Парень снова хмыкнул и в то же мгновение помрачнел. Тревога и страх вернулись по щелчку пальцев, стоило увидеть, как из дверей морга потянулись люди. В голове гонгом прокатилось: «выносят».
Он вскочил как раз в тот момент, когда показалась четверка крепких неопрятно одетых мужиков, несущих блестящий лакированный гроб. Яра встала рядом, встревоженно глядя на парня.
– Леш, может, не надо? – робко спросила она, но по ее лицу было заметно, что положительного ответа она и не ожидала.
Леша лишь покачал головой. Он не может уйти. Просто не может.
– Пойдешь в автобус?
– Не хочу. Я знаю, куда меня повезут. Мы можем… переместиться? Ты можешь? –рвано спросил он, почти задыхаясь от кипящих внутри эмоций.
Яра протянула руку и обхватила мягкими прохладными пальцами его окровавленную ладонь. Леша повернулся и вдруг как-то разом утонул в ее черных глазах, которые пристально смотрели куда-то сквозь него. Деревья, дорога, люди, автобус – все сдвинулось, заворачиваясь в тугую разноцветную спираль. А потом пространство вновь расправилось. Но уже другое. Тощие березки вперемешку с елками и, насколько хватает глаз, тонкие оградки и разномастные памятники, укрытые пухлым одеялом опавшей листвы.
Яра моргнула и отступила, придержав пошатнувшегося парня. Леша огляделся, хотя уже точно знал, что они прибыли по адресу. Он слишком хорошо знал это место, которое боялся и ненавидел, никак не мог принять. Сейчас черную оградку убрали и сложили неподалеку, вытоптали все мамины петунии и хосты, которые она бережно разводила, пытаясь в непонятном порыве придать этому месту эстетики и чего-то вроде уюта. Соседствующие памятники отца и брата узнал даже без надписей, потому что они с Ярой оказались позади. Рядом зияла свежевырытая яма, и Лешу снова скрутил приступ тошноты. Присел, прижался лбом к ледяному камню отцовского памятника, подышал, стараясь прийти в себя.
Скоро появилась вся похоронная процессия. Мужики поставили на шаткие табуретки гроб, открыли верхнюю часть крышки для прощания, и отошли в сторонку – перекурить. Откуда-то появившийся поп, будничным, слегка неловким и совершенно неторжественным движением накинув на себя положенное одеяние, зычно затянул молитву.

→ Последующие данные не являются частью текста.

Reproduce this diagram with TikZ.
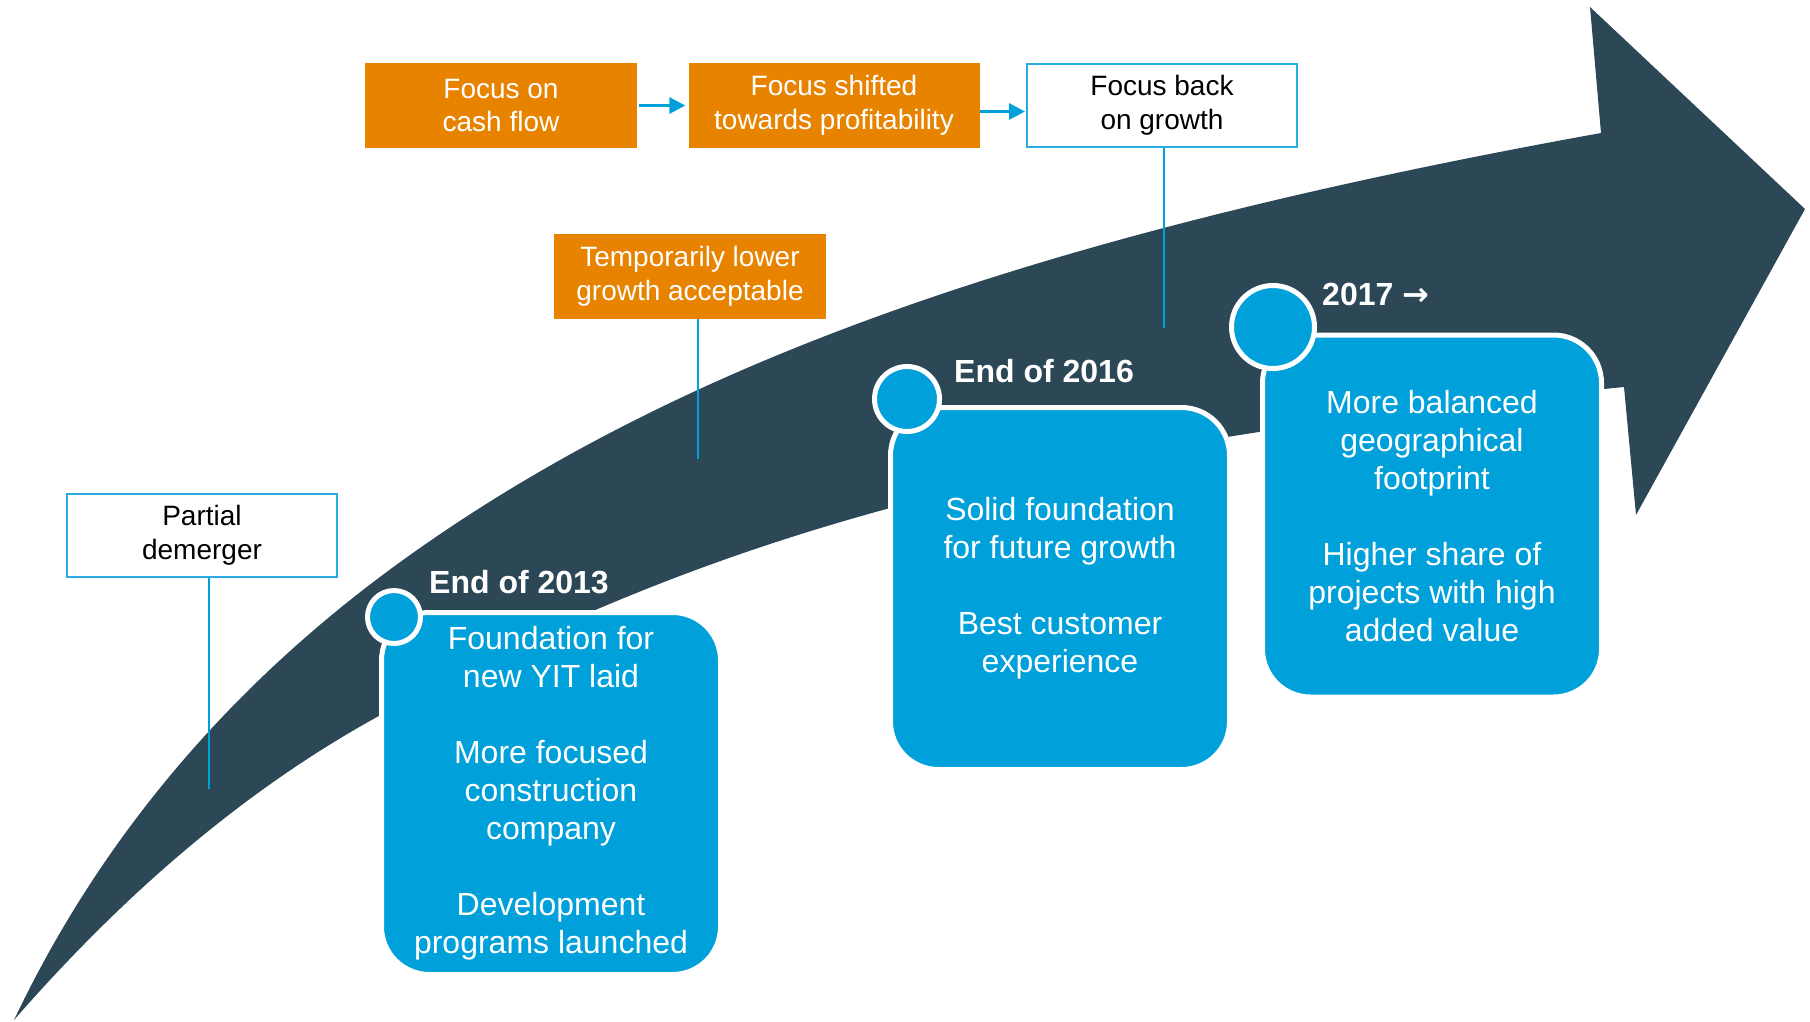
\documentclass[tikz,border=0pt]{standalone}
\usepackage{fontspec}
\setmainfont{Liberation Sans}
\newfontfamily\arrowfont{DejaVu Sans}
\usetikzlibrary{arrows.meta}

\definecolor{slate}{RGB}{44,71,86}
\definecolor{yitblue}{RGB}{0,160,218}
\definecolor{yitorange}{RGB}{232,131,0}
\definecolor{lineblue}{RGB}{40,172,226}

\begin{document}
\begin{tikzpicture}[x=1pt,y=-1pt,node distance=333pt]

% Define block styles
\tikzstyle{orangebox} = [rectangle, minimum width=272pt, minimum height=85pt, text centered, align=center, fill=yitorange, text=white, font=\fontsize{28}{33.5}\selectfont]
\tikzstyle{whitebox} = [rectangle, minimum width=270pt, minimum height=83pt, text centered, align=center, draw=lineblue, line width=2pt, fill=white, font=\fontsize{28}{33.5}\selectfont]
\tikzstyle{bluebox} = [rectangle, rounded corners=48pt, minimum width=339pt, minimum height=362pt, align=center, draw=white, line width=5pt, fill=yitblue, text=white, font=\fontsize{32}{38}\selectfont]
\tikzstyle{dot} = [circle, inner sep=0pt, draw=white, line width=5pt, fill=yitblue]
\tikzstyle{year} = [anchor=west, inner sep=0pt, text=white, font=\bfseries\fontsize{32}{38}\selectfont]
\tikzstyle{arrow} = [line width=3pt, draw=yitblue, -{Triangle[length=16pt,width=16pt]}]
\tikzstyle{stem} = [line width=2pt, draw=yitblue]

\useasboundingbox (0,0) rectangle (1810,1021);

% Big arrow
\fill [slate] (14,1020) .. controls (101,837) and (231,684) .. (403,560)
  .. controls (677,363) and (1036,235) .. (1601,133)
  -- (1590,7) -- (1805,209) -- (1636,515) -- (1624,387)
  .. controls (1031,446) and (719,529) .. (377,717)
  .. controls (250,787) and (129,888) .. (14,1020) -- cycle;

% Define nodes
\node (cash) [orangebox] at (501,105.5) {Focus on\\cash flow};
\node (shifted) [right of = cash, orangebox, minimum width=291pt] {Focus shifted\\towards profitability};
\node (back) [right of = shifted, xshift=-5pt, whitebox] {Focus back\\on growth};
\node (lower) [orangebox] at (690,276.5) {Temporarily lower\\growth acceptable};
\node (demerger) [whitebox] at (202,535.5) {Partial\\demerger};

\coordinate (demergerend) at (209,789);
\coordinate (lowerend) at (698,459);
\coordinate (backend) at (1164,328);

% Draw arrows
\draw [arrow] ([xshift=2pt]cash.east) -- ([xshift=-3pt]shifted.west);
\draw [arrow] ([yshift=-6pt]shifted.east) -- ([yshift=-6pt,xshift=-1pt]back.west);
\draw [stem] (demerger.south -| demergerend) -- (demergerend);
\draw [stem] (lower.south -| lowerend) -- (lowerend);
\draw [stem] (back.south -| backend) -- (backend);

% Milestones
\node (m2013) [bluebox] at (551,793.5) {Foundation for\\new YIT laid\\[38pt]More focused\\construction\\company\\[38pt]Development\\programs launched};
\node (m2016) [bluebox] at (1060,588.5) {Solid foundation\\for future growth\\[38pt]Best customer\\experience};
\node (m2017) [bluebox] at (1432,516) {More balanced\\geographical\\footprint\\[38pt]Higher share of\\projects with high\\added value};

\node (d2013) [dot, minimum size=53pt] at (394,617) {};
\node (d2016) [dot, minimum size=65pt] at (907,399) {};
\node (d2017) [dot, minimum size=83pt] at (1273,327) {};

\node (y2013) [year] at (429,582) {End of 2013};
\node (y2016) [year] at (954,371) {End of 2016};
\node (y2017) [year] at (1322,294.5) {2017 {\arrowfont\bfseries →}};

\end{tikzpicture}
\end{document}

– Оказывается, у тебя ямочки на щеках, когда ты улыбаешься, – услышал он тихое и грустное от Яры. – Здόрово.
Леша с трудом поднялся, внутренне содрогаясь от того, что ему придется увидеть. Оглядел притихшую под молитву группу людей, выхватывая лица пары коллег с работы, немного растерянное лицо Виктора Александровича, друзей родителей, их детей, с которыми много лет не общался. И вдруг понял, что не ощущает никакого отклика. Ему не будет жаль проститься со всеми этими случайными знакомыми. Вот только мама…
Он перевел взгляд на нее. Она едва сдерживала рвущиеся рыдания, крепко стискивая в дрожащих руках его фотографию. На ней он смеялся, легко и беззаботно. Совершенно не подходящий случаю снимок, однако Леша почувствовал, что благодарен маме за такой выбор. Вот уж действительно, лучше пусть на его памятнике будет такая фотография, чем с паспорта.
Священник допел, для прощания вытянулась очередь. Леша отвернулся. Все его существо сводило болезненной судорогой, и он был вынужден присесть. Била нервная дрожь. Когда по крышке гроба застучали комья мерзлой земли, он едва не задохнулся, в глазах потемнело, будто он действительно чувствовал, как исчезает его тело под слоем глины. И тут Яра присела рядом, обхватив ладонями его лицо и плотно закрывая уши. «Смотри на меня», – приказывали ее глаза с мерцающей на дне неуловимой искоркой. «Только на меня». И Леша смотрел. Хватался за этот сосредоточенный взгляд, чтобы не сойти с ума от ужаса и разрывающей грудь боли. Кажется, он снова плакал. Большими пальцами Яра стирала катящиеся по щекам слезы и лишь безмолвно приказывала держаться. Не сдаваться. Это был его выбор, ответственность за который легла на плечи неподъемной ношей.